22 Oct INTANGIBLE VS TANGIBLE VALUE
Bloomberg writes all the physical assets owned by all the companies in the S & P 500, all the cars and office building and factories and merchandise, if sold would generate less than 20% of the index’s value. The vast majority of the value in in intangible items such as algorithms, brands and lists.
The shift started with the advent of the computer age in the mid 1990s, picked up considerably during the financial panic of 2008 eclipsing the 50% level when asset values plunged and went on steroids in March. Is this realistic? Are intangibles worth this much more than tangibles?
Ultimately the value of a company is its expected cashflow discounted by some interest rate and most will agree valuations by this metric are greatly extended in the “intangible” sector, a sector that does not have any “residual value.”
Today’s massive record disparity between value and growth is widely documented. The above data further accentuates this point.
The pivotal question is whether there will be transition back to “hard assets” or aka value.

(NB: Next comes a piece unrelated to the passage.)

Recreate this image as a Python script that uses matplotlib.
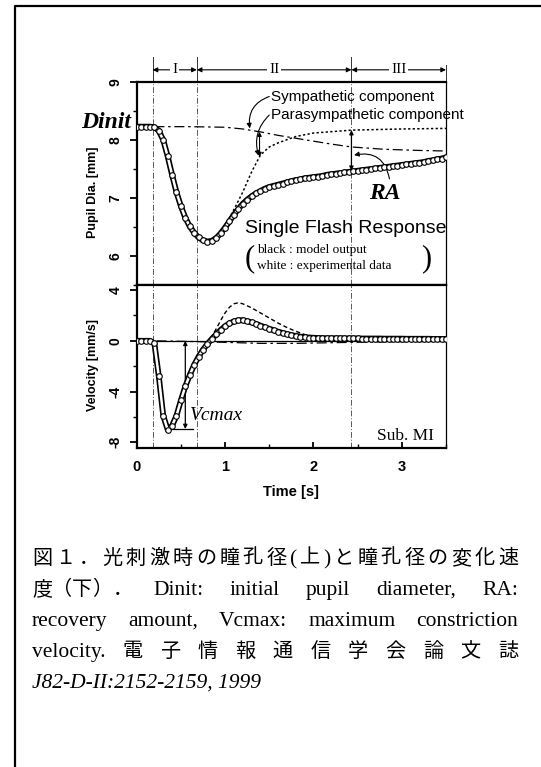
import numpy as np
import matplotlib
matplotlib.use('Agg')
import matplotlib.pyplot as plt
from matplotlib.lines import Line2D

W, H = 541, 767
plt.rcParams['font.family'] = ['Liberation Sans', 'DejaVu Sans']

# ---- data ----
t_main = np.round(np.arange(71) * 0.05, 2)
dia_main = [8.23, 8.23, 8.23, 8.23, 8.22, 8.16, 8.00, 7.72, 7.40, 7.10,
            6.86, 6.66, 6.51, 6.40, 6.32, 6.27, 6.25, 6.26, 6.31, 6.39,
            6.49, 6.60, 6.71, 6.81, 6.90, 6.97, 7.03, 7.08, 7.12, 7.16,
            7.19, 7.21, 7.23, 7.25, 7.27, 7.29, 7.31, 7.32, 7.34, 7.35,
            7.36, 7.37, 7.38, 7.40, 7.41, 7.42, 7.43, 7.44, 7.45, 7.46,
            7.47, 7.48, 7.49, 7.50, 7.51, 7.52, 7.53, 7.54, 7.55, 7.56,
            7.57, 7.58, 7.59, 7.60, 7.61, 7.62, 7.64, 7.65, 7.67, 7.68, 7.70]
vel_main = [0.0, 0.0, 0.0, 0.0, -0.2, -2.8, -5.9, -7.0, -6.7, -5.9,
            -4.7, -3.6, -2.7, -1.9, -1.25, -0.7, -0.25, 0.15, 0.5, 0.85,
            1.15, 1.38, 1.53, 1.62, 1.62, 1.55, 1.45, 1.33, 1.2, 1.07,
            0.95, 0.83, 0.72, 0.62, 0.53, 0.45, 0.38, 0.33, 0.29, 0.26,
            0.24, 0.22, 0.21, 0.2, 0.2, 0.2, 0.2, 0.19, 0.19, 0.19,
            0.19, 0.18, 0.18, 0.18, 0.18, 0.18, 0.17, 0.17, 0.17, 0.17,
            0.17, 0.16, 0.16, 0.16, 0.16, 0.16, 0.16, 0.15, 0.15, 0.15, 0.15]

# parasympathetic component (dotted, upper) and sympathetic component (dash-dot)
t_para = [0.9, 1.0, 1.1, 1.2, 1.3, 1.4, 1.5, 1.6, 1.8, 2.0, 2.43, 3.0, 3.5]
dia_para = [6.31, 6.52, 6.8, 7.1, 7.45, 7.74, 7.88, 7.95, 8.06, 8.12, 8.17, 8.19, 8.2]
t_symp = [0.2, 0.6, 1.0, 1.2, 1.4, 1.6, 1.8, 2.0, 2.2, 2.43, 2.8, 3.2, 3.5]
dia_symp = [8.23, 8.23, 8.22, 8.19, 8.14, 8.08, 8.03, 7.98, 7.93, 7.88, 7.84, 7.82, 7.81]

t_vpara = [0.75, 0.8, 0.85, 0.9, 0.95, 1.0, 1.05, 1.1, 1.15, 1.2, 1.3, 1.4, 1.5,
           1.6, 1.7, 1.8, 1.9, 2.0, 2.2, 2.5, 3.0, 3.5]
vel_para = [-0.7, -0.2, 0.35, 0.95, 1.6, 2.2, 2.65, 2.92, 3.0, 2.92, 2.6, 2.2, 1.8,
            1.4, 1.05, 0.75, 0.5, 0.35, 0.15, 0.05, 0.02, 0.0]
t_vsymp = [0.0, 0.2, 0.6, 1.0, 1.4, 1.8, 2.2, 2.6, 3.0, 3.5]
vel_symp = [0.0, 0.0, -0.05, -0.12, -0.2, -0.2, -0.15, -0.1, -0.07, -0.05]

phase_t = [0.18, 0.68, 2.43, 3.5]
phase_labels = ['I', 'II', 'III']
dinit = 8.23
vcmax = -6.95
vcmax_t = 0.55

# caption: (fixed-pitch CJK prefix, justified tokens)
caption_lines = [
    ('', list('図１．光刺激時の瞳孔径(上)と瞳孔径の変化速')),
    ('度（下）．', ['Dinit:', 'initial', 'pupil', 'diameter,', 'RA:']),
    ('', ['recovery', 'amount,', 'Vcmax:', 'maximum', 'constriction']),
    ('', ['velocity.'] + list('電子情報通信学会論文誌')),
    ('', ['J82-D-II:2152-2159, 1999']),
]


def fx(px):
    return px / W


def fy(py):
    return 1 - py / H


def chain(ax, t, y):
    # black model line with white experimental points on it
    ax.plot(t, y, color='k', lw=4.2, solid_capstyle='round', zorder=4)
    ax.plot(t, y, color='white', lw=1.8, solid_capstyle='round', zorder=5)
    ax.plot(t, y, 'o', ms=4.0, mfc='white', mec='k', mew=0.8, zorder=6)


fig = plt.figure(figsize=(W / 100, H / 100), dpi=100)

# frame (cut at right and bottom)
fig.add_artist(Line2D([fx(15), fx(15), 1], [0, fy(6), fy(6)], transform=fig.transFigure,
                      color='k', lw=1.6))

x0, x1 = 136.7, 446
ax1 = fig.add_axes([fx(x0), fy(285), (x1 - x0) / W, (285 - 82) / H])
ax2 = fig.add_axes([fx(x0), fy(448), (x1 - x0) / W, (448 - 285) / H])

for ax in (ax1, ax2):
    ax.set_xlim(0, 3.5)
    for s in ['left', 'top', 'bottom']:
        ax.spines[s].set_linewidth(1.6)
    ax.spines['right'].set_linewidth(0.9)
    for t in phase_t[:3]:
        ax.axvline(t, color='0.35', lw=0.7, ls=(0, (6, 2, 1, 2)), zorder=1)

ax1.set_ylim(5.5, 9.0)
ax2.set_ylim(-8.45, 4.4)

ax1.set_xticks([])
ax1.set_yticks([6, 7, 8, 9], labels=['6', '7', '8', '9'])
ax1.set_yticks([5.5, 6.5, 7.5, 8.5], minor=True)
ax2.set_yticks([-8, -4, 0, 4], labels=['-8', '-4', '0', '4'])
ax2.set_yticks([-6, -2, 2], minor=True)
ax2.set_xticks([0, 1, 2, 3], labels=['0', '1', '2', '3'])
ax2.set_xticks([0.5, 1.5, 2.5, 3.5], minor=True)

for ax in (ax1, ax2):
    ax.tick_params(axis='y', which='major', direction='out', length=5, width=1.3, pad=5,
                   labelsize=10)
    ax.tick_params(axis='y', which='minor', direction='out', length=3, width=1.0)
    for lab in ax.get_yticklabels():
        lab.set_rotation(90)
        lab.set_va('center')
        lab.set_fontweight('bold')
ax2.tick_params(axis='x', which='major', direction='in', length=4, width=1.3, pad=9,
                labelsize=10.5)
ax2.tick_params(axis='x', which='minor', direction='in', length=3, width=1.0)
for lab in ax2.get_xticklabels():
    lab.set_fontweight('bold')

fig.text(fx(291), fy(492), 'Time [s]', ha='center', va='center', fontsize=10.5,
         fontweight='bold')
fig.text(fx(93), fy(192), 'Pupil Dia. [mm]', rotation=90, ha='center', va='center',
         fontsize=9, fontweight='bold')
fig.text(fx(93), fy(365), 'Velocity [mm/s]', rotation=90, ha='center', va='center',
         fontsize=9, fontweight='bold')

# ---- upper panel: pupil diameter ----
ax1.plot(t_symp, dia_symp, color='k', lw=0.9, ls=(0, (8, 3, 2, 3)), zorder=3)
ax1.plot(t_para, dia_para, color='k', lw=1.1, ls=(0, (1.5, 1.5)), zorder=3)
chain(ax1, t_main, dia_main)

# phase brackets
for t in phase_t:
    top = 9.43 if t < 3.4 else 9.3
    ax1.plot([t, t], [9.0, top], color='0.2', lw=0.7, clip_on=False)
for (ta, tb), lab in zip(zip(phase_t[:-1], phase_t[1:]), phase_labels):
    ax1.annotate('', xy=(tb, 9.21), xytext=(ta, 9.21), annotation_clip=False,
                 arrowprops=dict(arrowstyle='<|-|>', color='k', lw=0.8,
                                 mutation_scale=7, shrinkA=0, shrinkB=0))
    ax1.text((ta + tb) / 2, 9.21, lab, ha='center', va='center', fontsize=11,
             family='Liberation Serif', clip_on=False,
             bbox=dict(facecolor='white', edgecolor='none', pad=1.2))

fig.text(fx(131), fy(122), 'Dinit', ha='right', va='center', fontsize=17,
         family='Liberation Serif', fontweight='bold', style='italic')

ax1.text(1.52, 8.75, 'Sympathetic component', ha='left', va='center', fontsize=11,
         clip_on=False)
ax1.text(1.52, 8.43, 'Parasympathetic component', ha='left', va='center', fontsize=11,
         clip_on=False)
ax1.annotate('', xy=(1.28, 8.2), xytext=(1.5, 8.75),
             arrowprops=dict(arrowstyle='-|>', color='k', lw=0.8, mutation_scale=7,
                             shrinkA=0, shrinkB=0, connectionstyle='arc3,rad=0.4'))
ax1.annotate('', xy=(1.38, 7.73), xytext=(1.5, 8.43),
             arrowprops=dict(arrowstyle='-|>', color='k', lw=0.8, mutation_scale=7,
                             shrinkA=0, shrinkB=0, connectionstyle='arc3,rad=0.3'))
ax1.annotate('', xy=(1.39, 7.71), xytext=(1.39, 8.14),
             arrowprops=dict(arrowstyle='<|-|>', color='k', lw=0.8, mutation_scale=6,
                             shrinkA=0, shrinkB=0))
ax1.annotate('', xy=(2.43, 7.47), xytext=(2.43, 8.17),
             arrowprops=dict(arrowstyle='<|-|>', color='k', lw=0.9, mutation_scale=6,
                             shrinkA=0, shrinkB=0))
ax1.annotate('', xy=(2.46, 7.74), xytext=(2.86, 7.33),
             arrowprops=dict(arrowstyle='-|>', color='k', lw=0.8, mutation_scale=7,
                             shrinkA=0, shrinkB=0, connectionstyle='arc3,rad=0.5'))
ax1.text(2.81, 7.08, 'RA', ha='center', va='center', fontsize=17,
         family='Liberation Serif', fontweight='bold', style='italic')

ax1.text(1.23, 6.48, 'Single Flash Response', ha='left', va='center', fontsize=14,
         clip_on=False)
ax1.text(1.36, 6.10, 'black : model output', ha='left', va='center', fontsize=9.5,
         family='Liberation Serif')
ax1.text(1.36, 5.82, 'white : experimental data', ha='left', va='center', fontsize=9.5,
         family='Liberation Serif')
ax1.text(1.28, 5.96, '(', ha='center', va='center', fontsize=22,
         family='Liberation Serif', fontweight='light')
ax1.text(3.27, 5.96, ')', ha='center', va='center', fontsize=22,
         family='Liberation Serif', fontweight='light')

# ---- lower panel: velocity ----
ax2.axhline(0, color='k', lw=0.9, zorder=2)
ax2.plot(t_vsymp, vel_symp, color='k', lw=0.9, ls=(0, (8, 3, 2, 3)), zorder=3)
ax2.plot(t_vpara, vel_para, color='k', lw=1.0, ls=(0, (3, 2)), zorder=3)
chain(ax2, t_main, vel_main)

ax2.annotate('', xy=(vcmax_t, vcmax), xytext=(vcmax_t, 0),
             arrowprops=dict(arrowstyle='<|-|>', color='k', lw=0.9, mutation_scale=6,
                             shrinkA=0, shrinkB=0))
ax2.plot([0.39, 0.64], [vcmax, vcmax], color='k', lw=0.9)
ax2.text(0.6, -5.85, 'Vcmax', ha='left', va='center', fontsize=14,
         family='Liberation Serif', style='italic')
ax2.text(3.36, -7.5, 'Sub. MI', ha='right', va='center', fontsize=12.5,
         family='Liberation Serif')

# ---- caption (justified lines) ----
renderer = fig.canvas.get_renderer()
baselines = [564, 595, 626, 657, 688]
cx0, cx1 = 32, 518
cjk_size = 14.5
pitch = cjk_size * 100 / 72
for i, ((prefix, tokens), yb) in enumerate(zip(caption_lines, baselines)):
    start = cx0
    for j, ch in enumerate(prefix):
        fig.text(fx(cx0 + j * pitch), fy(yb), ch, family=['Noto Sans CJK JP'],
                 fontsize=cjk_size, ha='left', va='baseline')
    if prefix:
        start = cx0 + len(prefix) * pitch + 21
    texts = []
    for tok in tokens:
        cjk = any(ord(c) > 0x2000 for c in tok)
        if cjk:
            fam = ['Noto Sans CJK JP']
            size = cjk_size
        else:
            fam = ['Liberation Serif', 'Noto Sans CJK JP']
            size = 15.5
        style = 'italic' if (i == 3 and cjk) or i == 4 else 'normal'
        texts.append(fig.text(fx(start), fy(yb), tok, family=fam, fontsize=size,
                              style=style, ha='left', va='baseline'))
    if len(texts) > 1:
        widths = [t.get_window_extent(renderer=renderer).width for t in texts]
        gap = (cx1 - start - sum(widths)) / (len(texts) - 1)
        x = start
        for t, w in zip(texts, widths):
            t.set_x(fx(x))
            x += w + gap

fig.savefig('out.png', dpi=100)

Our economy is an asset-based economy, defined as lending on an asset believing the value of the collateral will increase over time, with the loan being paid back with tomorrow’s dollar which will decline in value because of inflationary pressures.
Inflation and interest rates peaked in the early 1980s at around 14%, around the peak in the value of “tangible assets.” Simplistically speaking, today interest rates are around 1% and inflation is about 2%., a relationship in itself that should produce strong growth. Will there be a reversal in inflationary pressures, hence a change in the how the S & P 500 values intangible and tangible assets?
In about 15 months the national debt has surged from around $21 trillion to about $27 trillion. In 45 days, the national debt will increase to $29 or $30 trillion. Money supply is surging at a record 25% plus percent. Historically money supply growth is around the inflation rate. Excess banks reserves are over $4 trillion versus the long term average of $1 billion, reserves that money center banks are not earning interest.
Historically the above environment produces inflationary growth and in some regards is synonymous with the disastrous economic policies of the “Banana Republics.”
Fortunes will be made and lost if there is even a nominal shift back to tangible items, a shift which by definition will be partially the result of inflationary pressures.
Speaking of federal spending, markets yesterday were volatile based upon stimulus headlines. I rhetorically ask if government spending is the elixir for stellar economic growth, why have the socialist democratic European countries as well as Japan struggled between two and three decades?
Last night the foreign markets were mixed. London was up 0.08%, Paris up 0.20% and Frankfurt up 0.05%. China was down 0.38%, Japan down 0.70% and Hang Sang up 0.13%.
The Dow should open moderately lower on stimulus and election concerns. The 10-year is up 4/32 to yield 0.82%.